**RAW DATA:**
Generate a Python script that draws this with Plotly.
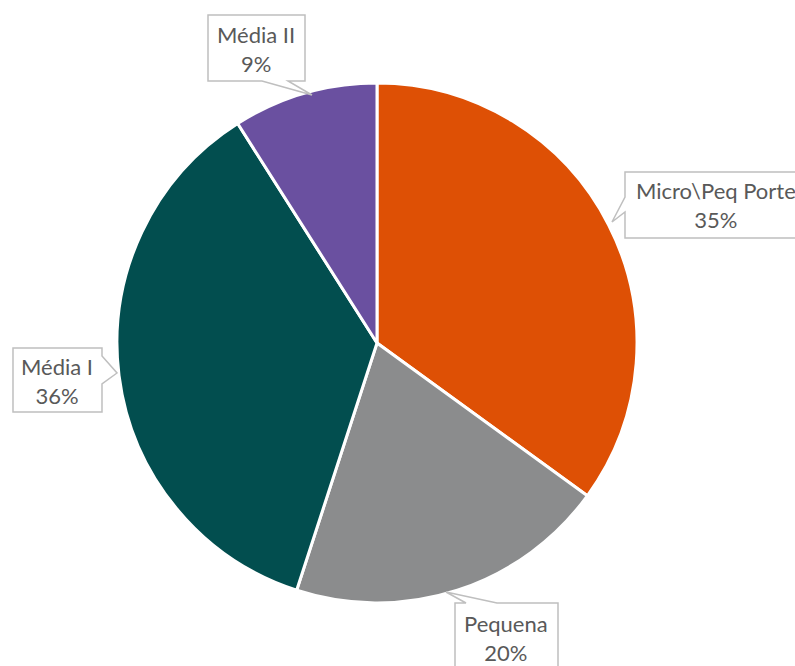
import plotly.graph_objects as go

W, H = 795, 666

segments = ["Micro\\Peq Porte", "Pequena", "Média I", "Média II"]
shares = [35, 20, 36, 9]
slice_colors = ["#DE5005", "#8B8C8D", "#024E4F", "#6A50A0"]

# callout layout in pixels: box (x0, y0, x1, y1), pointer (a, tip, b), text centre
callouts = [
    {"box": (625, 172, 810, 238), "ptr": [(625, 197), (612, 222), (625, 212)], "side": "left", "txt": (716, 205)},
    {"box": (455, 603, 558, 690), "ptr": [(466, 603), (446, 592), (497, 603)], "side": "top", "txt": (506, 638)},
    {"box": (13, 348, 102, 412), "ptr": [(102, 356), (117, 373), (102, 384)], "side": "right", "txt": (57, 381)},
    {"box": (208, 15, 305, 81), "ptr": [(262, 81), (312, 95), (288, 81)], "side": "bottom", "txt": (256, 49)},
]


def px(x, y):
    return x / W, 1 - y / H


def callout_path(c):
    x0, y0, x1, y1 = c["box"]
    a, tip, b = c["ptr"]
    side = c["side"]
    pts = [(x0, y0)]
    if side == "top":
        pts += [a, tip, b]
    pts.append((x1, y0))
    if side == "right":
        pts += [a, tip, b]
    pts.append((x1, y1))
    if side == "bottom":
        pts += [b, tip, a]
    pts.append((x0, y1))
    if side == "left":
        pts += [b, tip, a]
    conv = [px(*p) for p in pts]
    return "M " + " L ".join(f"{x:.5f},{y:.5f}" for x, y in conv) + " Z"


cx, cy, r = 377, 343, 260
fig = go.Figure(go.Pie(
    labels=segments,
    values=shares,
    sort=False,
    direction="clockwise",
    rotation=0,
    textinfo="none",
    hoverinfo="label+percent",
    marker={"colors": slice_colors, "line": {"color": "white", "width": 3}},
    domain={"x": [(cx - r) / W, (cx + r) / W], "y": [(H - cy - r) / H, (H - cy + r) / H]},
    showlegend=False,
))

shapes = []
annotations = []
total = sum(shares)
for name, val, c in zip(segments, shares, callouts):
    shapes.append({
        "type": "path", "xref": "paper", "yref": "paper",
        "path": callout_path(c),
        "fillcolor": "white", "line": {"color": "#BFBFBF", "width": 1.5},
    })
    tx, ty = px(*c["txt"])
    annotations.append({
        "xref": "paper", "yref": "paper", "x": tx, "y": ty,
        "text": f"{name}<br>{round(100 * val / total)}%",
        "showarrow": False, "xanchor": "center", "yanchor": "middle",
        "font": {"family": "Lato", "size": 22, "color": "#595959"},
    })

fig.update_layout(
    width=W, height=H,
    margin={"l": 0, "r": 0, "t": 0, "b": 0},
    paper_bgcolor="white",
    plot_bgcolor="white",
    shapes=shapes,
    annotations=annotations,
)

fig.write_html(
    "out.html",
    config={"displayModeBar": False},
    post_script="document.body.style.margin='0';document.body.style.overflow='hidden';",
)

**EXERCISE REQUIREMENTS:**
Pictures stay out. Print the data exactly, from its first line through the line containing "return x / W, 1 - y / H".

**RESPONSE TO THE EXERCISE:**
Generate a Python script that draws this with Plotly.
import plotly.graph_objects as go

W, H = 795, 666

segments = ["Micro\\Peq Porte", "Pequena", "Média I", "Média II"]
shares = [35, 20, 36, 9]
slice_colors = ["#DE5005", "#8B8C8D", "#024E4F", "#6A50A0"]

# callout layout in pixels: box (x0, y0, x1, y1), pointer (a, tip, b), text centre
callouts = [
    {"box": (625, 172, 810, 238), "ptr": [(625, 197), (612, 222), (625, 212)], "side": "left", "txt": (716, 205)},
    {"box": (455, 603, 558, 690), "ptr": [(466, 603), (446, 592), (497, 603)], "side": "top", "txt": (506, 638)},
    {"box": (13, 348, 102, 412), "ptr": [(102, 356), (117, 373), (102, 384)], "side": "right", "txt": (57, 381)},
    {"box": (208, 15, 305, 81), "ptr": [(262, 81), (312, 95), (288, 81)], "side": "bottom", "txt": (256, 49)},
]


def px(x, y):
    return x / W, 1 - y / H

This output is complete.